Miss Rachel (or Aunt Ray as she's known throughout the book) has been the guardian of her niece and nephew for years and they convince her that getting out of New York City for a cool, quiet summer in the country is just what she (and they) need. She follows their advice and rents a secluded home called Sunnyside. However, peace and quiet is the last thing that they find in the secluded country house. The first night passes quietly enough, but it is the last one that does: "Never after that night did I put my head on my pillow with any assurance how long it would be there; or on my shoulders for that matter."(14) On the second night, Miss Rachel's maid Liddy swears she hears a ghost and Miss Rachel, despite telling us repeatedly that she doesn't take fright easily, becomes alarmed as well when she sees a shadowy figure outside the window and is later disturbed by "a sound from the east wing, apparently, that made me stop, frozen, with one bedroom slipper half off, and listen. It was a rattling metallic sound, and it reverberated along the empty halls like the crash of doom."(23)
Cornelia begins receiving anonymous notes meant to frighten her away from the house. There are rumors that The Bat, a notorious criminal mastermind, is in the area. And...in the wake of the bank manager's death, it is discovered that a large amount of bank funds are missing--as well as one of the bank clerks. Cornelia's neice begins acting strangely, her maid Lizzie is nervous as a cat, and her butler Billy is inscrutable (as all Chinese men of the time are represented). Dale brings home a new gardener who isn't what he seems and Cornelia decides to request that a detective be sent to help her get to the bottom of the nasty notes. Who on earth could possibly care if she spends her summer in the banker's abandoned house? That's when the excitement begins. There are mysterious people popping in and out of rooms.
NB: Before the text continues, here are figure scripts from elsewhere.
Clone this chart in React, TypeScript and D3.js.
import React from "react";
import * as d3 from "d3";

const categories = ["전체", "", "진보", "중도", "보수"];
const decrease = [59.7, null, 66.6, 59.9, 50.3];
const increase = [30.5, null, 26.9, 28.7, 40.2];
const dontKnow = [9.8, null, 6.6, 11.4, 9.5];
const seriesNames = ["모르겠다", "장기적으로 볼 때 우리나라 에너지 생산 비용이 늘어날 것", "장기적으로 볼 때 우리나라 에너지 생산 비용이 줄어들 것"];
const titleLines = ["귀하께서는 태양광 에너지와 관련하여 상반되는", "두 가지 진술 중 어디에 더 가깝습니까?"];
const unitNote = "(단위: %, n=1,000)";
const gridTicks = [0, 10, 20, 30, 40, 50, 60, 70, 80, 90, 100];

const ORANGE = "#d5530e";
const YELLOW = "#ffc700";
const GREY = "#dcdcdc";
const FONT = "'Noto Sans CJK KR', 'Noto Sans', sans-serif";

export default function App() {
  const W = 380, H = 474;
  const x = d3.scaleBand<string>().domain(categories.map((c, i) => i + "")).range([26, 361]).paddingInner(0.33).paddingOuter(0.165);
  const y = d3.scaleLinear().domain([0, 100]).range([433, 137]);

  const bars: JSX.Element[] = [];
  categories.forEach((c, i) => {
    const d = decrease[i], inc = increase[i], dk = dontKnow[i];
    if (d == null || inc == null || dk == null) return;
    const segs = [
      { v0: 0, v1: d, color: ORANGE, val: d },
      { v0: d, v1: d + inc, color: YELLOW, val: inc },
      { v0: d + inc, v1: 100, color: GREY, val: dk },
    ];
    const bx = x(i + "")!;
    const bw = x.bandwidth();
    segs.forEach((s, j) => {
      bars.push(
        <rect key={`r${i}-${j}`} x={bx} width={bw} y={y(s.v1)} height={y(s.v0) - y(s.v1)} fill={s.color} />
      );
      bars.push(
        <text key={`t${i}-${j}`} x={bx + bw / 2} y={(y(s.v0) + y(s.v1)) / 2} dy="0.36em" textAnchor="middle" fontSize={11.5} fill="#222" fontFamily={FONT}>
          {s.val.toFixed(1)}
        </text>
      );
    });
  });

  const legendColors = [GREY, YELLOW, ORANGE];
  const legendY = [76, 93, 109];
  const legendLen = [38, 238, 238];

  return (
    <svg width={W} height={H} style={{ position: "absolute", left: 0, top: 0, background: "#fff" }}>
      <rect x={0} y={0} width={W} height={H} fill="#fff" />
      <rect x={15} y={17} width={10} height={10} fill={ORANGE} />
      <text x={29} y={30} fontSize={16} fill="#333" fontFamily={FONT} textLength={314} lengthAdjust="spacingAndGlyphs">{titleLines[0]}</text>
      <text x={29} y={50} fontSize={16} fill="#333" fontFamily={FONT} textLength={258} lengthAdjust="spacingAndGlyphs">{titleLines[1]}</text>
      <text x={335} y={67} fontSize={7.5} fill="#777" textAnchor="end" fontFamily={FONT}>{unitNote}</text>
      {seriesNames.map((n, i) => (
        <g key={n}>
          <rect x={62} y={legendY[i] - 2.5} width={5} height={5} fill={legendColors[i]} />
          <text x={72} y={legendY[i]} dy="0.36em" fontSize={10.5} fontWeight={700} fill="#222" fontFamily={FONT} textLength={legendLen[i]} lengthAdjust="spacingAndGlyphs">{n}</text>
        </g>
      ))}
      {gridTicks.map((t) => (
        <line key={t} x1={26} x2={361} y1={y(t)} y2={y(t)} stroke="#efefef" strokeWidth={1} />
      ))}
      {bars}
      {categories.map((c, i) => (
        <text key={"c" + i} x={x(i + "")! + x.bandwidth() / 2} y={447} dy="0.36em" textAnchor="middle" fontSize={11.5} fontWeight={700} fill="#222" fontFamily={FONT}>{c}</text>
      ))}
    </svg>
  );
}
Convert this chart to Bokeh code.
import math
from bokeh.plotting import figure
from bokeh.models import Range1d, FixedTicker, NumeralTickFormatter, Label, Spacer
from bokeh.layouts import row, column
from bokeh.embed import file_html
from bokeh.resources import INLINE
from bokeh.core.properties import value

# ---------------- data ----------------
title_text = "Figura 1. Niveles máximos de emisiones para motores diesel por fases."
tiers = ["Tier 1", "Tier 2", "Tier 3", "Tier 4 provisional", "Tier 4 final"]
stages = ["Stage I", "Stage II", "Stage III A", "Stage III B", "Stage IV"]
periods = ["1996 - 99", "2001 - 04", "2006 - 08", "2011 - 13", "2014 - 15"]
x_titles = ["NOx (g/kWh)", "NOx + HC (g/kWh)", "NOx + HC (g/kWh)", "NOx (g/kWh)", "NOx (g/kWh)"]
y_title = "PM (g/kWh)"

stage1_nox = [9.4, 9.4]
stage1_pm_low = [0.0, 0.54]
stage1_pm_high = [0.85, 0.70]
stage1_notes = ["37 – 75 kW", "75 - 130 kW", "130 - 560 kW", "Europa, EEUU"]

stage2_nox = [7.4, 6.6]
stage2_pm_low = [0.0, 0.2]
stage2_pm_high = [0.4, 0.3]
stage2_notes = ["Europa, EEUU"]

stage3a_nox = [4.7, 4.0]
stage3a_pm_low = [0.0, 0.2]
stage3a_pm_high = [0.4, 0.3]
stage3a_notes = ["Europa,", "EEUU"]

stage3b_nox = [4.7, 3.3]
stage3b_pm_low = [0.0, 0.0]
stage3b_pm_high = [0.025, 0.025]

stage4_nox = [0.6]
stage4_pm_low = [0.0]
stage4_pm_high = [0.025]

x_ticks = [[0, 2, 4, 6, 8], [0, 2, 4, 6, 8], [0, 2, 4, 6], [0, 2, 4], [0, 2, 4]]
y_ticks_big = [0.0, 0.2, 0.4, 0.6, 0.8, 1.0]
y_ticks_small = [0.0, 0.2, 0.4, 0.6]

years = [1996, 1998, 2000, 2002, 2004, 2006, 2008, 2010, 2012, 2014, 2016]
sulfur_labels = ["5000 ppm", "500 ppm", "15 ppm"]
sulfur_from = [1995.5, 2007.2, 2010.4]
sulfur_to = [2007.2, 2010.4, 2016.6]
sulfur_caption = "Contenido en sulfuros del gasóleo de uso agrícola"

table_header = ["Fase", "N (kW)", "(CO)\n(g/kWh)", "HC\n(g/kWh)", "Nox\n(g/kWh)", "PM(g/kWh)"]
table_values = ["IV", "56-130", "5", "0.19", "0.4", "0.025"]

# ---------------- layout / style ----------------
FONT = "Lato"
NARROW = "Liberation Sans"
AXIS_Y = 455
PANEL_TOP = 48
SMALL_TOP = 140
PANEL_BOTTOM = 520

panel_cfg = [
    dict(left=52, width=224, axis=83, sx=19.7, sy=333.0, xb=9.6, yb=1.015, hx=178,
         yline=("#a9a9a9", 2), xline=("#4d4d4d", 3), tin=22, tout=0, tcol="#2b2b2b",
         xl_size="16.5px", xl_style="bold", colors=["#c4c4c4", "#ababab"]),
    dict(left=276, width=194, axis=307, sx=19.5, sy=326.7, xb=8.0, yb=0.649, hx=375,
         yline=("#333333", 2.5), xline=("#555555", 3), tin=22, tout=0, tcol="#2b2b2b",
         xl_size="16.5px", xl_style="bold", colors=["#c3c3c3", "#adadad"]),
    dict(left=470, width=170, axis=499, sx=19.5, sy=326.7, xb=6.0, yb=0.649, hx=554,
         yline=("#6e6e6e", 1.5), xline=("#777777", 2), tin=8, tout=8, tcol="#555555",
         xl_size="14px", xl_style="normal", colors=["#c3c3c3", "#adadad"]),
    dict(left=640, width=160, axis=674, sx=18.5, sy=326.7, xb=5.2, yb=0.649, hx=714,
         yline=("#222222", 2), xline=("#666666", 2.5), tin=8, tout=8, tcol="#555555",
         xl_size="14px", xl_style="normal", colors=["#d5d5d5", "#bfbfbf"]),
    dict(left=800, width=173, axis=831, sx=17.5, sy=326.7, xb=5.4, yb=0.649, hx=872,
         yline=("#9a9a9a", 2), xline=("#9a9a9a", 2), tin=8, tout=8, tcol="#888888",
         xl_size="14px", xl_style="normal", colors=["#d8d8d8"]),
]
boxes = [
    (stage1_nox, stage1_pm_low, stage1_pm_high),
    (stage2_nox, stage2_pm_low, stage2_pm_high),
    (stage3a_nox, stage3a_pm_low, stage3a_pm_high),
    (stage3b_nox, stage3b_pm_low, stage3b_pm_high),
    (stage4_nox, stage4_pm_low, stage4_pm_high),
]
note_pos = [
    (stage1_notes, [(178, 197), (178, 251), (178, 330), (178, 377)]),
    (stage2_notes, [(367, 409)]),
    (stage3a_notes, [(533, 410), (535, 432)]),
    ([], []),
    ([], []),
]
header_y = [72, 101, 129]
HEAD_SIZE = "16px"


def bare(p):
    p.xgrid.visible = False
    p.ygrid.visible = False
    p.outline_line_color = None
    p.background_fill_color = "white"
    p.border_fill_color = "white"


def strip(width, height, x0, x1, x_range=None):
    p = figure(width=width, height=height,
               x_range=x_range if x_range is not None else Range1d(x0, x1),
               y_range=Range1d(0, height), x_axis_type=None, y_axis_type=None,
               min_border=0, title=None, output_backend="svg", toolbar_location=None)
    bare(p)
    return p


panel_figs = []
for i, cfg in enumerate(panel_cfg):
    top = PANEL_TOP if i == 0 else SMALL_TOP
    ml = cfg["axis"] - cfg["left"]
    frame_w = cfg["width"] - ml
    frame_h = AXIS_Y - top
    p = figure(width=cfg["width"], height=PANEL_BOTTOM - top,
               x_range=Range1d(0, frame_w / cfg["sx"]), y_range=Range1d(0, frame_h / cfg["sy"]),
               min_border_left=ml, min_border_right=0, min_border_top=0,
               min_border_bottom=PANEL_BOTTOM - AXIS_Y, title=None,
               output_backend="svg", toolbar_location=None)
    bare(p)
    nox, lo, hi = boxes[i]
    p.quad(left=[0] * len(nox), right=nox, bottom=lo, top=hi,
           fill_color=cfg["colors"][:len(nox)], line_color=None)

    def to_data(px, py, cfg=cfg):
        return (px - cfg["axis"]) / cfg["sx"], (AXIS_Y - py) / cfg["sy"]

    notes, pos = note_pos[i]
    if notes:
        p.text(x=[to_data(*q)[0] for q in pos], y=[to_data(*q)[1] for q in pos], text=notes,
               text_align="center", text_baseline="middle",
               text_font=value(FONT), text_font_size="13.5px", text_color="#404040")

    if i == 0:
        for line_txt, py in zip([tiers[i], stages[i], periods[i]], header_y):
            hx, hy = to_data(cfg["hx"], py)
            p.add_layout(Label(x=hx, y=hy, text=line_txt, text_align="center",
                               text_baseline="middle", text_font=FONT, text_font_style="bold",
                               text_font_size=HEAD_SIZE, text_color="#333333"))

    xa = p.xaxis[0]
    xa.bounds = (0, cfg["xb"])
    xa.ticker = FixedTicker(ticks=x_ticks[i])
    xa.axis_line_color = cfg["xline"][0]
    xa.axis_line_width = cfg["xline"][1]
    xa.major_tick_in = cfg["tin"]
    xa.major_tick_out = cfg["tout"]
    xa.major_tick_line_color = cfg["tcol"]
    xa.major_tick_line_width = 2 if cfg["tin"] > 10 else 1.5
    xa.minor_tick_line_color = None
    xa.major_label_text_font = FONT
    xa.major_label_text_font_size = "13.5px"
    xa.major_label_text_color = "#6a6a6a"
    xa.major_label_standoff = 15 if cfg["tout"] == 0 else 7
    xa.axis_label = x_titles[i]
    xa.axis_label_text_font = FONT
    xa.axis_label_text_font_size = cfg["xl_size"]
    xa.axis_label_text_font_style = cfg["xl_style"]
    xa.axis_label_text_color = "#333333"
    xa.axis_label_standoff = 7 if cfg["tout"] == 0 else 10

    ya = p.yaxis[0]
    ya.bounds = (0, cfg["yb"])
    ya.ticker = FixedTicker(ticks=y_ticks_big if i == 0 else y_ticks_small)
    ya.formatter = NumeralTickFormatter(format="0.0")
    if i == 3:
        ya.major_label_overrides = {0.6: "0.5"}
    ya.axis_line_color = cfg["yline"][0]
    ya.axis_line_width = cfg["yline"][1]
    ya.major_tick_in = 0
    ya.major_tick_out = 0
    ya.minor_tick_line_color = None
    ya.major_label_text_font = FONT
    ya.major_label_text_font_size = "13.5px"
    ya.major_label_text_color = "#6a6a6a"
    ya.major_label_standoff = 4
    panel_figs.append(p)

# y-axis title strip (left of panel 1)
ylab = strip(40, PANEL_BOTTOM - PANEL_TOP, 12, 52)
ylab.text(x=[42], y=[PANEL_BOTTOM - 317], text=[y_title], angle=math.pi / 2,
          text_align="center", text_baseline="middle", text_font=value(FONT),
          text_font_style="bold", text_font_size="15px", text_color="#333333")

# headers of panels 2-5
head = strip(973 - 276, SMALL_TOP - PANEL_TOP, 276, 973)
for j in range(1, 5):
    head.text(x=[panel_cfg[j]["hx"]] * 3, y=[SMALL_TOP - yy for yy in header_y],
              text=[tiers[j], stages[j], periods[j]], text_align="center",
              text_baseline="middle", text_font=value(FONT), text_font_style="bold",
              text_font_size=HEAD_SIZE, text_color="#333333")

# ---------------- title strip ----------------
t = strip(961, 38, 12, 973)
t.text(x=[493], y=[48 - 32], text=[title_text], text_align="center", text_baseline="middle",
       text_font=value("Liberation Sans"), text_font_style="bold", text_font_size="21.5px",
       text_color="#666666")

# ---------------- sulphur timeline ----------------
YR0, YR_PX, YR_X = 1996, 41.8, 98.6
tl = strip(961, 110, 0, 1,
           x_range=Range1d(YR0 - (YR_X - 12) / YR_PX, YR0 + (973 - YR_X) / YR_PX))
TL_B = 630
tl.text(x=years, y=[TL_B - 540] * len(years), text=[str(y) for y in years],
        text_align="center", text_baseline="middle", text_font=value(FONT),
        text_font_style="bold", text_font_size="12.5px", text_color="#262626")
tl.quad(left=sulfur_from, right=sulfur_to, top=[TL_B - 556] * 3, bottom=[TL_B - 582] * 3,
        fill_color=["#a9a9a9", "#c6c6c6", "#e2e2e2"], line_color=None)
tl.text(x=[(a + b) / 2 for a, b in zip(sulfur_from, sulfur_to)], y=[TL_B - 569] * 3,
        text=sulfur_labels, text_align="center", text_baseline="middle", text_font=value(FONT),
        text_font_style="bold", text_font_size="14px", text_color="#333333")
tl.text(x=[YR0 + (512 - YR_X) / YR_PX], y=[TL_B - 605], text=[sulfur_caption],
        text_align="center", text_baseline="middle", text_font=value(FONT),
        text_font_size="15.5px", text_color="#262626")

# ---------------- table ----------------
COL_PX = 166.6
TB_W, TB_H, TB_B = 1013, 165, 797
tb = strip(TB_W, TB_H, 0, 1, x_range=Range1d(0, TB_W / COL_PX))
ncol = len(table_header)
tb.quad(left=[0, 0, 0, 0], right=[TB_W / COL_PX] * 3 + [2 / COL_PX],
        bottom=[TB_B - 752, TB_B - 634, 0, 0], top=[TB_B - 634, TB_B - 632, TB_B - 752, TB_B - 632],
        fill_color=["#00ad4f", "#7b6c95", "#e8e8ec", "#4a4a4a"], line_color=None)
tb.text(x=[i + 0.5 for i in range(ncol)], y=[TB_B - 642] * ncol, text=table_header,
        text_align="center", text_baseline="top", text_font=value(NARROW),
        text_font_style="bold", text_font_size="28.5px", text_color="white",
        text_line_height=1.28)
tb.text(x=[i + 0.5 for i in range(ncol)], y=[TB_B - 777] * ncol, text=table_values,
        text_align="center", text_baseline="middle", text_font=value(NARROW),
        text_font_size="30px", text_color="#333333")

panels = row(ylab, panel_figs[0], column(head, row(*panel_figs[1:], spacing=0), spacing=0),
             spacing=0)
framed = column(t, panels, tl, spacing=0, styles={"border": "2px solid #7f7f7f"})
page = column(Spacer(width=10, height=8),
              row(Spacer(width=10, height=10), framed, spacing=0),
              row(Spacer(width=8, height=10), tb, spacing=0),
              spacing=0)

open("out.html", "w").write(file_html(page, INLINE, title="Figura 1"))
Strangers on the roof and bats flying through the rooms. Lots of adventure and excitement now, eh, Cornelia?
But Rinehart doesn't limit creepy country house adventures to ladies in distress. Oh, no. In The Red Lamp you think you might have a young woman in danger or Had-I-But-Known book. As the the back of the book tells us:
Jane wanted to leave Twin Towers the moment she arrived. She had a strange feeling about the old mansion, a chilling apprehension of doom that followed her through the creaking halls like a death shadow. The others thought her fears were groundless--until they felt the evil iridescence of the Red Lamp, and realized how terrifyingly right she was.
But then you read the book and you find out this isn't a woman-in-danger book. The story isn't really about Jane at all. It's a man in danger. And, as a matter of fact, it's a Professor in danger. And as the detective Greenough tells him, "you'll have to admit that you've seemed to go out of your way all summer to get into trouble!" So, what is the trouble, you ask?
Well...Professor William Porter has inherited Twin Towers from his Uncle Horace. Uncle Horace died from what was declared natural causes--a simple heart attack. Or was it? Was he literally scared to death by earthly agents or...perhaps by supernatural forces? Twin Towers had been rumored to be haunted. There are tales of a red lamp that glows in its windows at night. And when the red lamp glows, things happen. Things that no one can explain.
She was visited by no prescience to warn her that--since her return--there had been certain trivial incidents which were the first cracks in the walls of her fortress. Once they were started, nothing could stop the process of disintegration; and each future development would act as a wedge, to force the fissures into ever-widening breaches letting in the night.
Things start off calmly enough. Helen Capel is over-joyed to find a position as lady's help at the Summit, Professor Warren's remote estate on the Welsh border. After all, apart from the loneliness of the locale, the post is a very good one--offering her a very nice room and sitting room of her own, good food, and she's even allowed to take her meals with the family. It is a bit worrisome that there is a murderer loose in the countryside. A mysterious killer who has chosen as his prey young women who work for their living. Some think he may be a man who believes these women have taken jobs away from men.
But, reasons Helen, all the girls who have been killed have been alone. And the murders have taken place at a good distance from the Summit. Surely she, and the others in the house, will be safe if they keep the place shuttered and bolted at night and they all stay inside. Yes, she's sure of it. Until a victim is strangled in a house just five miles away. Until the next victim is found murdered just on the other side of the estate. Death and terror creep closer to the Summit, but still Helen feels safe...until the stormy night when she bolts herself in the house only to find that the danger was somewhere inside and had chosen her as the next target.
White also provides the typical suspense-thriller heroine in Helen Capel, a self-identified independent-minded young woman who none-the-less does remarkably silly things for someone who suspects she's in danger. Through various plausible-sounding means, several of the inmates leave the house, a few of them are drugged, drunk or otherwise incapacitated, and Helen promptly goes about alienating one of the few people who couldn't possibly be the killer--thereby setting herself up to slip into the maniac's clutches.
White manages to bring about a quite nifty ending--I won't spoil it by giving even a hint of what I mean. The book is a classic example of good suspense done right without blood and gore or explicit scenes. It is also a terrific character study with plenty of misdirection to allow the reader to question each person's motives and whether they are really what they seem. A very good read for a dark and stormy night of your own. Just make sure to lock all the doors. You might want to check under all the beds first, though.